Selah Peacock: Vanderbilt Swimming 2020


I am so grateful for my experience as a female collegiate athlete. Spending everyday training with a team of strong and determined athletes that push themselves and each other to do their best in practice and school is something I can look back on and be really proud of.

However, while I was in the thick of it, I didn't see my training as something that was ever good enough. I struggled constantly with poor body image and would fixate on parts of myself that I thought would need to change in order to be happier. I struggled my freshmen and sophomore year with my disordered thoughts the most, and as a result I missed out on some things in life that I regret. I avoided countless social gatherings out of fear and discomfort with how my body looked and avoided seeing any friends from home because I was so embarrassed by how I thought my body changed since the start of college.

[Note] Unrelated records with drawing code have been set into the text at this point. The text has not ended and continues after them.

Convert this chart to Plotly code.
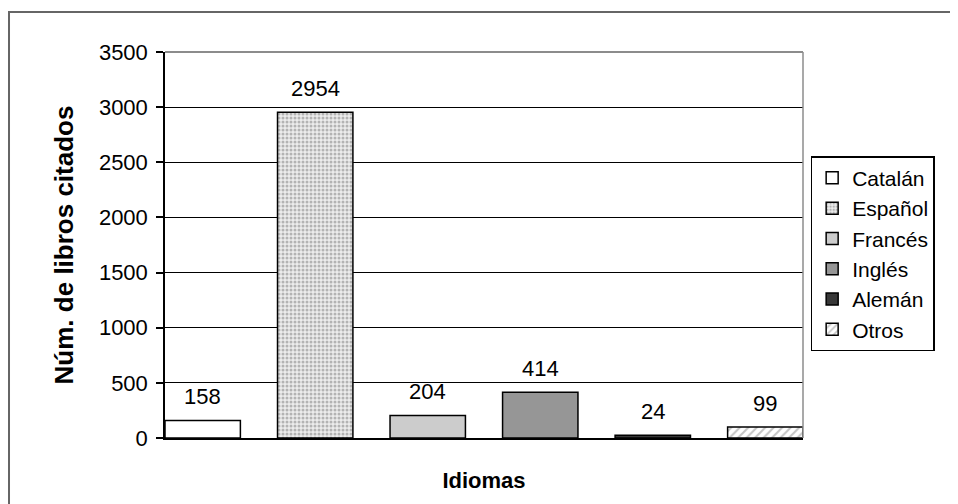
import plotly.graph_objects as go

categories = ["Catalán", "Español", "Francés", "Inglés", "Alemán", "Otros"]
values = [158, 2954, 204, 414, 24, 99]
fill_colors = ["#ffffff", "#e6e6e6", "#cccccc", "#969696", "#383838", "#ffffff"]
patterns = ["", ".", "", "", "", "/"]
y_ticks = [0, 500, 1000, 1500, 2000, 2500, 3000, 3500]

FONT = "Liberation Sans, Arial, sans-serif"

fig = go.Figure()
for i, (cat, val) in enumerate(zip(categories, values)):
    marker = dict(color=fill_colors[i], line=dict(color="black", width=1.5))
    if patterns[i] == ".":
        marker["pattern"] = dict(shape=".", fgcolor="#7a7a7a", bgcolor="#ececec", size=4, solidity=0.45)
    elif patterns[i] == "/":
        marker["pattern"] = dict(shape="/", fgcolor="#8a8a8a", bgcolor="#ffffff", size=6, solidity=0.35)
    fig.add_trace(go.Bar(
        x=[cat], y=[val], name=cat, width=0.67, marker=marker, hoverinfo="skip",
    ))
    fig.add_annotation(
        x=cat, y=val, text=str(val), showarrow=False, yanchor="middle", yshift=24,
        font=dict(family=FONT, size=22, color="black"),
    )

# the page adds an 8px body margin, so the figure is sized to the visible window
fig.update_layout(
    width=950, height=496,
    margin=dict(l=157, r=155, t=44, b=66),
    paper_bgcolor="white", plot_bgcolor="white",
    barmode="overlay",
    font=dict(family=FONT, size=22, color="black"),
    legend=dict(
        x=1.012, xanchor="left", y=0.73, yanchor="top",
        bordercolor="black", borderwidth=1.5, bgcolor="white",
        font=dict(family=FONT, size=21, color="black"),
        tracegroupgap=0, traceorder="normal",
    ),
    showlegend=True,
)

fig.update_xaxes(
    type="category", categoryorder="array", categoryarray=categories,
    range=[-0.335, 5.335], showticklabels=False, ticks="",
    showline=True, linecolor="black", linewidth=2, showgrid=False, zeroline=False,
    title=dict(text="<b>Idiomas</b>", font=dict(family=FONT, size=22), standoff=34),
)
fig.update_yaxes(
    range=[0, 3500], tickvals=y_ticks, ticktext=[str(v) for v in y_ticks],
    showgrid=True, gridcolor="black", gridwidth=1,
    showline=True, linecolor="black", linewidth=1.5,
    ticks="outside", ticklen=7, tickcolor="black", tickwidth=1.5,
    tickfont=dict(family=FONT, size=22), ticklabelstandoff=4,
    zeroline=False,
    title=dict(text="<b>Núm. de libros citados</b>", font=dict(family=FONT, size=26), standoff=18),
)

# plot area frame (top and right, gray)
fig.add_shape(type="line", xref="paper", yref="paper", x0=0, x1=1, y0=1, y1=1,
              line=dict(color="#8c8c8c", width=2), layer="above")
fig.add_shape(type="line", xref="paper", yref="paper", x0=1, x1=1, y0=0, y1=1,
              line=dict(color="#8c8c8c", width=1.5), layer="above")
# outer chart frame
fig.add_shape(type="rect", xref="paper", yref="paper",
              x0=-0.2445, x1=1.26, y0=-0.19, y1=1.1036,
              line=dict(color="#666666", width=2), fillcolor="rgba(0,0,0,0)", layer="below")

fig.write_html("out.html")
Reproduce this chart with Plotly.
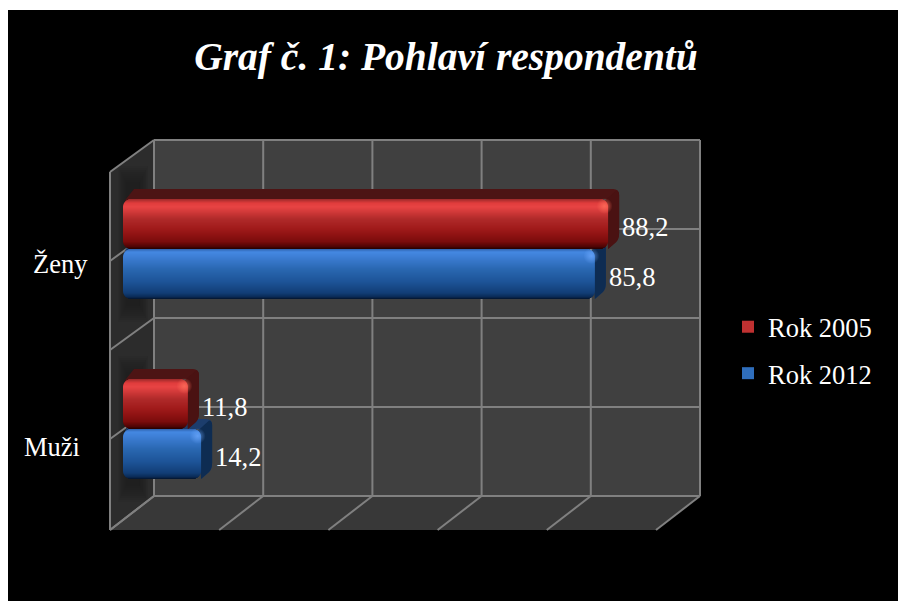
import plotly.graph_objects as go
import math

W, H = 898, 601
categories = ["Muži", "Ženy"]
ypos = [0, 1]
series_names = ["Rok 2005", "Rok 2012"]
rok_2005 = [11.8, 88.2]
rok_2012 = [14.2, 85.8]
grid_vals = [0, 20, 40, 60, 80, 100]
title_text = "Graf č. 1: Pohlaví respondentů"
FONT = "Liberation Serif"

# pixel geometry of the pseudo-3D frame
X0, PXU = 123, 5.5          # front plane: value 0 and px per value
Y_TOP, Y_BOT = 159, 519
PXY = (Y_BOT - Y_TOP) / 2
BW = 50 / PXY               # bar thickness in y units
DX, DY = 11 / PXU, 10 / PXY
R = 8

def px(x): return x / W
def py(y): return 1 - y / H
def hexrgb(h): return tuple(int(h[i:i+2], 16) for i in (1, 3, 5))
def ramp(stops, t):
    for (t0, c0), (t1, c1) in zip(stops, stops[1:]):
        if t <= t1:
            f = (t - t0) / (t1 - t0)
            a, b = hexrgb(c0), hexrgb(c1)
            return "rgb(%d,%d,%d)" % tuple(a[i] + (b[i] - a[i]) * f for i in range(3))
    return stops[-1][1]

RED = [(0, "#9c2a2a"), (.08, "#e03c3c"), (.16, "#e84444"), (.4, "#b02a2a"), (.6, "#a01a1a"),
       (.85, "#7c0c0c"), (.95, "#500404"), (1, "#250000")]
BLUE = [(0, "#2f62ac"), (.06, "#4488e2"), (.14, "#3f80d8"), (.4, "#2a68b2"), (.65, "#1d5498"),
        (.88, "#123e76"), (.96, "#0a2a55"), (1, "#04142c")]
style = [
    dict(name=series_names[0], vals=rok_2005, off=0, ramp=RED,
         top="#4d1414", side="#4a1212", hi="rgba(255,110,90,0.8)", hi0="rgba(255,110,90,0)"),
    dict(name=series_names[1], vals=rok_2012, off=-BW, ramp=BLUE,
         top="#1c3d6c", side="#0e2c52", hi="rgba(110,170,255,0.7)", hi0="rgba(110,170,255,0)"),
]

shapes = []
def poly(points, fill, line=None, lw=0):
    d = "M" + "L".join(f"{px(a):.5f},{py(b):.5f}" for a, b in points) + "Z"
    shapes.append(dict(type="path", path=d, xref="paper", yref="paper", fillcolor=fill,
                       line=dict(color=line or fill, width=lw), layer="below"))
def seg(a, b, c="#808080", w=2):
    shapes.append(dict(type="line", xref="paper", yref="paper", x0=px(a[0]), y0=py(a[1]),
                       x1=px(b[0]), y1=py(b[1]), line=dict(color=c, width=w), layer="below"))

# page background: black sheet with white top and left strip
poly([(8, 10), (W, 10), (W, H), (8, H)], "#000000")
# walls
BX0, BX1, BY0, BY1 = 154, 700, 140, 496
FX, FY = 44, 34
poly([(BX0, BY0), (BX1, BY0), (BX1, BY1), (BX0, BY1)], "#404040")
poly([(BX0, BY1), (BX1, BY1), (BX1 - FX, BY1 + FY), (BX0 - FX, BY1 + FY)], "#383838")
poly([(BX0 - FX, BY0 + 32), (BX0, BY0), (BX0, BY1), (BX0 - FX, BY1 + FY)], "#2c2c2c")
# soft shadow of the bars on the side wall
for grow in range(16, -1, -2):
    for top, bot in [(182, 306), (372, 486)]:
        poly([(126 - grow / 2, top - grow), (140 + grow / 2, top - grow),
              (140 + grow / 2, bot + grow), (126 - grow / 2, bot + grow)], "rgba(10,10,10,0.055)")
# grid on the walls
hlines = [140, 229, 318, 407, 496]
for yy in hlines:
    seg((BX0, yy), (BX1, yy))
    seg((BX0, yy), (BX0 - FX, yy + 32 if yy < 496 else yy + FY))
for v in grid_vals:
    xx = BX0 + (BX1 - BX0) * v / 100
    seg((xx, BY0), (xx, BY1))
    seg((xx, BY1), (xx - FX, BY1 + FY))
seg((BX0 - FX, BY0 + 32), (BX0 - FX, BY1 + FY))

# depth faces, drawn from the data values, behind the front faces
def depth_faces(s):
    for y, v in zip(ypos, s["vals"]):
        top = y + s["off"] + BW
        bot = y + s["off"]
        rx, ry = 6 / PXU, 6 / PXY
        shapes.append(dict(type="path", xref="x", yref="y", layer="below",
            path=f"M{0.3},{top-0.01} L{DX},{top+DY} L{v+DX-rx},{top+DY} Q{v+DX},{top+DY} {v+DX},{top+DY-ry} "
                 f"L{v+DX},{bot+DY+ry} Q{v+DX},{bot+DY} {v+DX-rx/2},{bot+DY-ry/2} L{v},{bot} L{v},{top} Z",
            fillcolor=s["top"], line=dict(width=0)))
        shapes.append(dict(type="path", xref="x", yref="y", layer="below",
            path=f"M{v-rx/2},{top-ry/4} L{v+DX-rx/2},{top+DY-ry/4} Q{v+DX},{top+DY-ry/4} {v+DX},{top+DY-ry} "
                 f"L{v+DX},{bot+DY+ry} Q{v+DX},{bot+DY} {v+DX-rx/2},{bot+DY-ry/2} L{v},{bot} Z",
            fillcolor=s["side"], line=dict(width=0)))
for s in reversed(style):
    depth_faces(s)

fig = go.Figure()
STEP = 1
N = 50
for s in style:
    # front face: a vertical sheen made of thin bars of the same values
    for i in range(N):
        d0 = i * STEP
        edge = min(d0, N * STEP - d0 - STEP)
        inset = 0 if edge >= R else (R - math.sqrt(max(R * R - (R - edge - .5) ** 2, 0))) / PXU
        legend_band = (i == N // 3)
        fig.add_trace(go.Bar(y=ypos, x=[v - 2 * inset for v in s["vals"]], base=[inset] * 2, orientation="h",
                             width=STEP / PXY, offset=s["off"] + BW - (d0 + STEP) / PXY,
                             marker=dict(color=ramp(s["ramp"], (i + .5) / N), line=dict(width=0)),
                             name=s["name"], legendgroup=s["name"], showlegend=legend_band,
                             hovertext=categories, hoverinfo="text+x" if legend_band else "skip"))
    # corner highlight
    fig.add_trace(go.Scatter(x=[v - 3.5 / PXU for v in s["vals"]], y=[y + s["off"] + BW - 7 / PXY for y in ypos],
                             mode="markers", showlegend=False, hoverinfo="skip",
                             marker=dict(size=16, color=s["hi0"], line=dict(width=0),
                                         gradient=dict(type="radial", color=s["hi"]))))

annotations = []
for s in style:
    for y, v in zip(ypos, s["vals"]):
        annotations.append(dict(x=v, y=y + s["off"] + BW / 2, xref="x", yref="y", xanchor="left", yanchor="middle",
                                xshift=12, yshift=-3, showarrow=False, text=f"{v}".replace(".", ","),
                                font=dict(family=FONT, size=26.5, color="#ffffff")))
cat_pos = {"Ženy": (90, 264), "Muži": (82, 447)}
for c in categories:
    a, b = cat_pos[c]
    annotations.append(dict(x=px(a), y=py(b), xref="paper", yref="paper", xanchor="right", yanchor="middle",
                            showarrow=False, text=c, font=dict(family=FONT, size=26.5, color="#ffffff")))

fig.update_layout(
    width=W, height=H, margin=dict(l=0, r=0, t=0, b=0), autosize=False,
    paper_bgcolor="#ffffff", plot_bgcolor="rgba(0,0,0,0)", barmode="overlay",
    title=dict(text=f"<b><i>{title_text}</i></b>", x=446 / W, xanchor="center", y=py(56), yanchor="middle",
               font=dict(family=FONT, size=39.5, color="#ffffff")),
    xaxis=dict(range=[0, 100], domain=[px(X0), px(X0 + 100 * PXU)], visible=False, fixedrange=True),
    yaxis=dict(range=[-0.5, 1.5], domain=[py(Y_BOT), py(Y_TOP)], visible=False, fixedrange=True),
    legend=dict(x=px(728), y=py(303), xanchor="left", yanchor="top", bgcolor="rgba(0,0,0,0)",
                font=dict(family=FONT, size=26.5, color="#ffffff"), tracegroupgap=9, traceorder="grouped"),
    shapes=shapes, annotations=annotations,
)
fig.write_html("out.html", config=dict(displayModeBar=False),
               post_script="document.body.style.margin='0';")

Although my thoughts and struggles are not unique, I wish I could've told my younger self that I was not alone and that there were so many female athletes that felt the exact same way I did. If there is one thing I could tell my younger self it would be to focus on treating her body and mind with kindness and nourishment and not with punishment or shame. Bodies are all meant to be different and the way they look is the least important thing about an individual. I hope that all the strong accomplished female athletes realize their greatness whilst in the thick of their busy workout and class schedules rather than waiting until it all passes to see how much they've accomplished.